Task details → Copy everything in the listing below word for word, apart from any images.
----
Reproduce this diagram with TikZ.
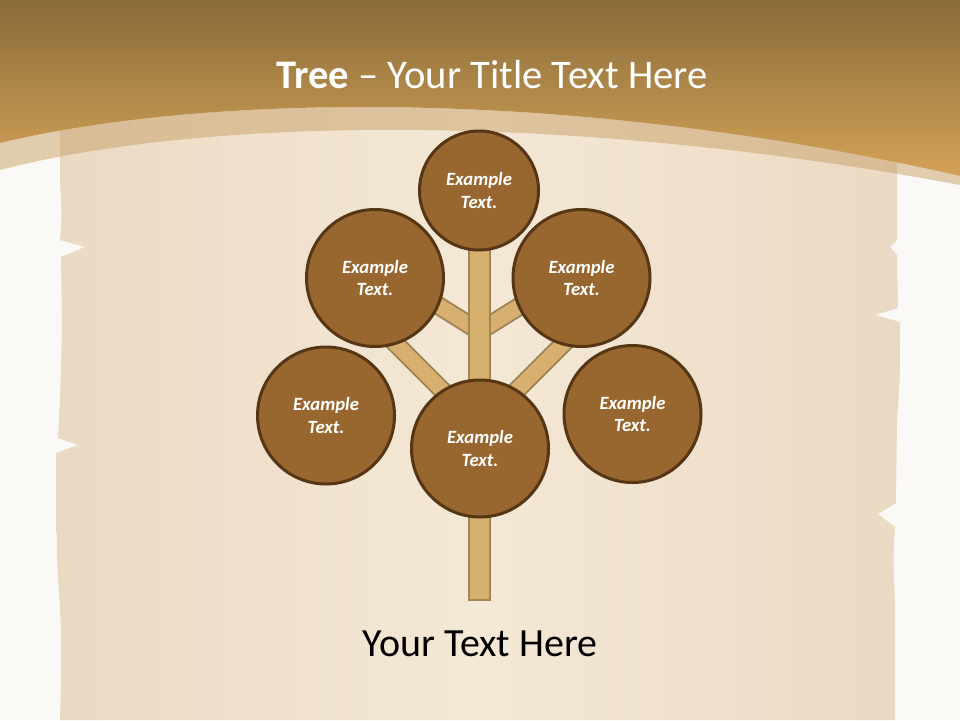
\documentclass[tikz,border=0pt]{standalone}
\usepackage{fontspec}
\setmainfont{Carlito}
\definecolor{bgwhite}{HTML}{FBF9F6}
\definecolor{parchC}{HTML}{F4E8D6}
\definecolor{parchE}{HTML}{EADAC3}
\definecolor{topA}{HTML}{8A6B3A}
\definecolor{topB}{HTML}{D3A257}
\definecolor{bandC}{HTML}{C8A068}
\definecolor{leafFill}{HTML}{98672F}
\definecolor{leafLine}{HTML}{563615}
\definecolor{woodFill}{HTML}{D7AF6E}
\definecolor{woodLine}{HTML}{A08555}
\tikzset{
  leaf/.style={circle, draw=leafLine, fill=leafFill, line width=3pt, inner sep=0pt,
    minimum size=137pt, text=white, align=center,
    font=\bfseries\itshape\fontsize{18.7}{22.5}\selectfont},
  smallleaf/.style={leaf, minimum size=119pt},
  branch/.style={draw=woodLine, line width=2pt, double=woodFill, double distance=15pt},
  trunkbox/.style={rectangle, draw=woodLine, fill=woodFill, line width=2pt, inner sep=0pt,
    minimum width=21pt, minimum height=360pt},
}
\begin{document}
\begin{tikzpicture}[x=1pt,y=-1pt]
\useasboundingbox (0,0) rectangle (960,720);
% background
\fill[bgwhite] (0,0) rectangle (960,720);
% parchment
\path[left color=parchE, right color=parchE, middle color=parchC]
  (60,100) -- (60,183) .. controls (62,215) .. (60,240) -- (85,247) -- (61,257)
  -- (62,330) .. controls (60,400) .. (58,438) -- (78,445) -- (56,453)
  -- (57,560) .. controls (62,640) .. (60,720) -- (895,720)
  -- (895,600) .. controls (893,560) .. (895,527) -- (878,514) -- (896,503)
  -- (897,420) .. controls (900,380) .. (900,322) -- (875,315) -- (898,308)
  -- (897,255) -- (890,247) -- (897,240) -- (897,100) -- cycle;
% top band
\path[top color=topA, bottom color=topB]
  (0,0) -- (960,0) -- (960,176) .. controls (560,85) and (200,95) .. (0,143) -- cycle;
\fill[bandC, opacity=0.5]
  (0,143) .. controls (200,95) and (560,85) .. (960,176) -- (960,185)
  .. controls (560,110) and (200,118) .. (0,170) -- cycle;
% title
\node[anchor=base, text=white, font=\fontsize{40.6}{48}\selectfont] (title) at (492,88)
  {\textbf{Tree} – Your Title Text Here};
% branches
\coordinate (tUL) at (479,331); \coordinate (eUL) at (375,266);
\coordinate (tUR) at (480,331); \coordinate (eUR) at (584,266);
\coordinate (tLL) at (479,427); \coordinate (eLL) at (375,323);
\coordinate (tLR) at (480,427); \coordinate (eLR) at (584,323);
\draw[branch] (tUL) -- (eUL);
\draw[branch] (tUR) -- (eUR);
\draw[branch] (tLL) -- (eLL);
\draw[branch] (tLR) -- (eLR);
% trunk
\node[trunkbox] (trunk) at (479.5,420) {};
% leaves
\node[smallleaf] (top) at (479,190.5) {Example\\Text.};
\node[leaf] (ul) at (375,278) {Example\\Text.};
\node[leaf] (ur) at (581.5,278) {Example\\Text.};
\node[leaf] (ll) at (326,415.5) {Example\\Text.};
\node[leaf] (lr) at (632.5,414) {Example\\Text.};
\node[leaf] (mid) at (480,448.5) {Example\\Text.};
% caption
\node[anchor=base, text=black, font=\fontsize{40}{46}\selectfont] (caption) at (480,656)
  {Your Text Here};
\end{tikzpicture}
\end{document}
----
Task solution →
Reproduce this diagram with TikZ.
\documentclass[tikz,border=0pt]{standalone}
\usepackage{fontspec}
\setmainfont{Carlito}
\definecolor{bgwhite}{HTML}{FBF9F6}
\definecolor{parchC}{HTML}{F4E8D6}
\definecolor{parchE}{HTML}{EADAC3}
\definecolor{topA}{HTML}{8A6B3A}
\definecolor{topB}{HTML}{D3A257}
\definecolor{bandC}{HTML}{C8A068}
\definecolor{leafFill}{HTML}{98672F}
\definecolor{leafLine}{HTML}{563615}
\definecolor{woodFill}{HTML}{D7AF6E}
\definecolor{woodLine}{HTML}{A08555}
\tikzset{
  leaf/.style={circle, draw=leafLine, fill=leafFill, line width=3pt, inner sep=0pt,
    minimum size=137pt, text=white, align=center,
    font=\bfseries\itshape\fontsize{18.7}{22.5}\selectfont},
  smallleaf/.style={leaf, minimum size=119pt},
  branch/.style={draw=woodLine, line width=2pt, double=woodFill, double distance=15pt},
  trunkbox/.style={rectangle, draw=woodLine, fill=woodFill, line width=2pt, inner sep=0pt,
    minimum width=21pt, minimum height=360pt},
}
\begin{document}
\begin{tikzpicture}[x=1pt,y=-1pt]
\useasboundingbox (0,0) rectangle (960,720);
% background
\fill[bgwhite] (0,0) rectangle (960,720);
% parchment
\path[left color=parchE, right color=parchE, middle color=parchC]
  (60,100) -- (60,183) .. controls (62,215) .. (60,240) -- (85,247) -- (61,257)
  -- (62,330) .. controls (60,400) .. (58,438) -- (78,445) -- (56,453)
  -- (57,560) .. controls (62,640) .. (60,720) -- (895,720)
  -- (895,600) .. controls (893,560) .. (895,527) -- (878,514) -- (896,503)
  -- (897,420) .. controls (900,380) .. (900,322) -- (875,315) -- (898,308)
  -- (897,255) -- (890,247) -- (897,240) -- (897,100) -- cycle;
% top band
\path[top color=topA, bottom color=topB]
  (0,0) -- (960,0) -- (960,176) .. controls (560,85) and (200,95) .. (0,143) -- cycle;
\fill[bandC, opacity=0.5]
  (0,143) .. controls (200,95) and (560,85) .. (960,176) -- (960,185)
  .. controls (560,110) and (200,118) .. (0,170) -- cycle;
% title
\node[anchor=base, text=white, font=\fontsize{40.6}{48}\selectfont] (title) at (492,88)
  {\textbf{Tree} – Your Title Text Here};
% branches
\coordinate (tUL) at (479,331); \coordinate (eUL) at (375,266);
\coordinate (tUR) at (480,331); \coordinate (eUR) at (584,266);
\coordinate (tLL) at (479,427); \coordinate (eLL) at (375,323);
\coordinate (tLR) at (480,427); \coordinate (eLR) at (584,323);
\draw[branch] (tUL) -- (eUL);
\draw[branch] (tUR) -- (eUR);
\draw[branch] (tLL) -- (eLL);
\draw[branch] (tLR) -- (eLR);
% trunk
\node[trunkbox] (trunk) at (479.5,420) {};
% leaves
\node[smallleaf] (top) at (479,190.5) {Example\\Text.};
\node[leaf] (ul) at (375,278) {Example\\Text.};
\node[leaf] (ur) at (581.5,278) {Example\\Text.};
\node[leaf] (ll) at (326,415.5) {Example\\Text.};
\node[leaf] (lr) at (632.5,414) {Example\\Text.};
\node[leaf] (mid) at (480,448.5) {Example\\Text.};
% caption
\node[anchor=base, text=black, font=\fontsize{40}{46}\selectfont] (caption) at (480,656)
  {Your Text Here};
\end{tikzpicture}
\end{document}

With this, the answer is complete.